No. 118-5, div. B, title III, 137 Stat 31 (June 3, 2023)
Section 270 of the Administrative Pay-As-You-Go-Act of 2023 amended 5 U.S.C. § 801(a)(2)(A) to require GAO to assess agency compliance with the Act, which establishes requirements for administrative actions that affect direct spending, in GAO’s major rule reports. In guidance to Executive Branch agencies, issued on September 1, 2023, the Office of Management and Budget (OMB) instructed that agencies should include a statement explaining that either: “the Act does not apply to this rule because it does not increase direct spending; the Act does not apply to this rule because it meets one of the Act’s exemptions (and specifying the relevant exemption); the OMB Director granted a waiver of the Act’s requirements pursuant to section 265(a)(1) or (2) of the Act; or the agency has submitted a notice or written opinion to the OMB Director as required by section 263(a) or (b) of the Act” in their submissions of rules to GAO under the Congressional Review Act. OMB, Memorandum for the Heads of Executive Departments and Agencies, Subject: Guidance for Implementation of the Administrative Pay-As-You-Go Act of 2023, M-23-21 (Sept. 1, 2023), at 11–12. OMB also states that directives in the memorandum that supplement the requirements in the Act do not apply to proposed rules that have already been submitted to the Office of Information and Regulatory Affairs, however agencies must comply with any applicable requirements of the Act before finalizing such rules.
FDA did not discuss the Administrative Pay-As-You-Go Act of 2023 in this final rule.
(v) Other relevant information or requirements under acts and executive orders
Administrative Procedure Act, 5 U.S.C. §§ 551 et seq.

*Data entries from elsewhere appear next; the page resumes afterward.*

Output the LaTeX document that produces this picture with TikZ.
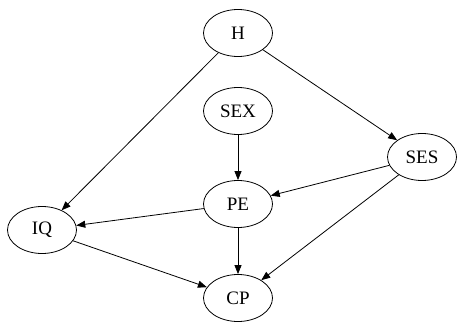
\documentclass[tikz,border=0pt]{standalone}
\usepackage{fontspec}
\setmainfont{Liberation Serif}
\usetikzlibrary{shapes.geometric,arrows.meta}
\begin{document}
\begin{tikzpicture}[x=1pt,y=-1pt,
  var/.style={ellipse,draw,line width=0.8pt,minimum width=69pt,minimum height=47pt,inner sep=0pt,font=\fontsize{19}{19}\selectfont},
  link/.style={draw,line width=0.8pt,-{Triangle[length=9pt,width=7pt]}}]
\useasboundingbox (0,0) rectangle (457,329);
\node[var] (H)   at (238,33)  {H};
\node[var] (SEX) at (238,111) {SEX};
\node[var] (SES) at (422,157) {SES};
\node[var] (PE)  at (238,204) {PE};
\node[var] (IQ)  at (42,230)  {IQ};
\node[var] (CP)  at (238,298) {CP};
\draw[link] (H) -- (IQ);
\draw[link] (H) -- (SES);
\draw[link] (SEX) -- (PE);
\draw[link] (SES) -- (PE);
\draw[link] (SES) -- (CP);
\draw[link] (PE) -- (IQ);
\draw[link] (PE) -- (CP);
\draw[link] (IQ) -- (CP);
\end{tikzpicture}
\end{document}
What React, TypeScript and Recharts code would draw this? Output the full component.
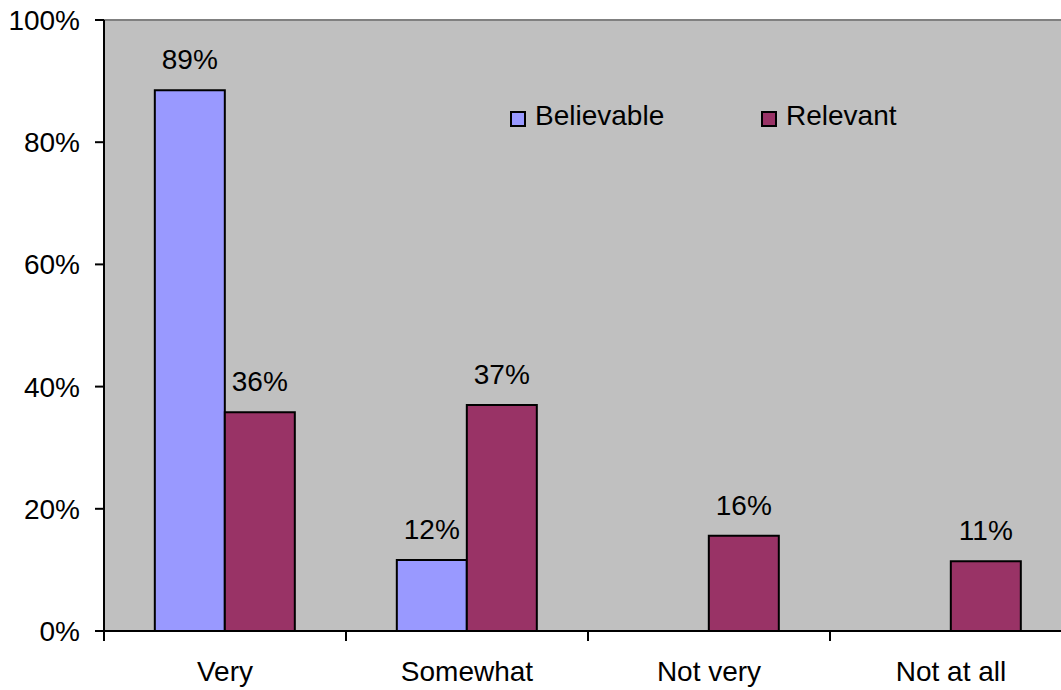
import React from 'react';
import { BarChart, Bar, XAxis, YAxis, CartesianGrid, LabelList, Legend, ReferenceLine } from 'recharts';

const categories = ['Very', 'Somewhat', 'Not very', 'Not at all'];
const believable = [88.5, 11.6, 0, 0];
const relevant = [35.8, 37, 15.6, 11.4];
const yTicks = [0, 20, 40, 60, 80, 100];
const seriesNames = ['Believable', 'Relevant'];
const seriesColors = ['#9999FF', '#993366'];

const data = categories.map((c, i) => ({ name: c, believable: believable[i], relevant: relevant[i] }));

const FONT = '"Liberation Sans", Arial, sans-serif';
const FS = 28;
const CHART_W = 1090;
const CHART_H = 690;
const Y_W = 104;
const M_RIGHT = 18;
const BAND = (CHART_W - Y_W - M_RIGHT) / categories.length;

const XTick = (props: any) => {
  const { x, y, payload, index } = props;
  const isLast = index === categories.length - 1;
  return (
    <g>
      <line x1={x - BAND / 2} x2={x - BAND / 2} y1={y} y2={y + 10} stroke="#000" strokeWidth={2} />
      {isLast && <line x1={x + BAND / 2} x2={x + BAND / 2} y1={y} y2={y + 10} stroke="#000" strokeWidth={2} />}
      <text x={x} y={y + 50} textAnchor="middle" fill="#000" fontSize={FS} fontFamily={FONT}>
        {payload.value}
      </text>
    </g>
  );
};

const LegendContent = () => {
  const lefts = [0, 251];
  return (
    <div style={{ position: 'relative', height: 28, fontFamily: FONT, fontSize: FS, color: '#000' }}>
      {seriesNames.map((n, i) => (
        <div key={n} style={{ position: 'absolute', left: lefts[i], top: 0, display: 'flex', alignItems: 'center', whiteSpace: 'nowrap', lineHeight: '28px' }}>
          <span style={{ display: 'inline-block', width: 12, height: 12, border: '2px solid #000', background: seriesColors[i], marginRight: 9, marginTop: 5, flexShrink: 0 }} />
          <span>{n}</span>
        </div>
      ))}
    </div>
  );
};

const fmt = (v: any) => (v ? `${Math.round(Number(v))}%` : '');

export default function App() {
  return (
    <div style={{ position: 'absolute', left: 0, top: 0, width: 1061, height: 690, overflow: 'hidden', background: '#fff' }}>
      <BarChart
        width={CHART_W}
        height={CHART_H}
        data={data}
        margin={{ top: 20, right: M_RIGHT, bottom: 0, left: 0 }}
        barCategoryGap="21%"
        barGap={0}
      >
        <CartesianGrid fill="#C0C0C0" horizontal={false} vertical={false} />
        <ReferenceLine y={100} stroke="#808080" strokeWidth={2} />
        <XAxis
          dataKey="name"
          height={59}
          tickLine={false}
          tickSize={0}
          tickMargin={0}
          axisLine={{ stroke: '#000', strokeWidth: 2 }}
          tick={<XTick />}
          interval={0}
        />
        <YAxis
          width={Y_W}
          domain={[0, 100]}
          ticks={yTicks}
          tickFormatter={(v: number) => `${v}%`}
          tick={{ fill: '#000', fontSize: FS, fontFamily: FONT }}
          tickSize={9}
          tickMargin={15}
          axisLine={{ stroke: '#000', strokeWidth: 2 }}
          tickLine={{ stroke: '#000', strokeWidth: 2 }}
          allowDataOverflow
        />
        <Legend
          layout="horizontal"
          verticalAlign="middle"
          align="center"
          content={<LegendContent />}
          wrapperStyle={{ top: 102, left: 510, width: 420, height: 28 }}
        />
        <Bar dataKey="believable" name="Believable" fill={seriesColors[0]} stroke="#000" strokeWidth={2} isAnimationActive={false}>
          <LabelList dataKey="believable" position="top" offset={21} formatter={fmt} fill="#000" fontSize={FS} fontFamily={FONT} />
        </Bar>
        <Bar dataKey="relevant" name="Relevant" fill={seriesColors[1]} stroke="#000" strokeWidth={2} isAnimationActive={false}>
          <LabelList dataKey="relevant" position="top" offset={21} formatter={fmt} fill="#000" fontSize={FS} fontFamily={FONT} />
        </Bar>
      </BarChart>
    </div>
  );
}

According to FDA, this final rule is appropriate for direct final rulemaking because it includes only noncontroversial amendments, and it anticipates that it will not receive significant adverse comments. FDA stated that if it receives any significant adverse comments, it intends to withdraw the final rule before its effective date by publication of a notice in the Federal Register. FDA also stated that it has published a companion proposed rule proposing to amend its regulations and revoke prior-sanctioned uses of PHOs to conform with the current state of scientific knowledge regarding the public health risks of PHOs. 88 Fed. Reg. 53827 (Aug. 9, 2023). FDA explained that the companion proposed rule provides a procedural framework within which the rule may be finalized if the direct final rule is withdrawn because of any significant adverse comments. FDA also noted that any comments received in response to the companion proposed rule will be considered as comments regarding the direct final rule.
Paperwork Reduction Act (PRA), 44 U.S.C. §§ 3501–3520
FDA determined that this final rule contains no information collection requirements under PRA.
Statutory authorization for the rule
FDA promulgated this final rule pursuant to sections 321, 341, 342, 343, 348, 371, 379e of title 21, United States Code.
Executive Order No. 12866 (Regulatory Planning and Review)
According to FDA, the Office of Information and Regulatory Affairs has determined that this final rule is not a significant regulatory action as defined by the Order, as amended.
Executive Order No. 13132 (Federalism)
FDA determined that the rule does not contain policies that have substantial direct effects on the states, on the relationship between the national government and the states, or on the distribution of power and responsibilities among the various levels of government. Accordingly, FDA stated that it has concluded that the rule does not contain policies that have federalism implications as defined in the Order and, consequently, a federalism summary impact statement is not required.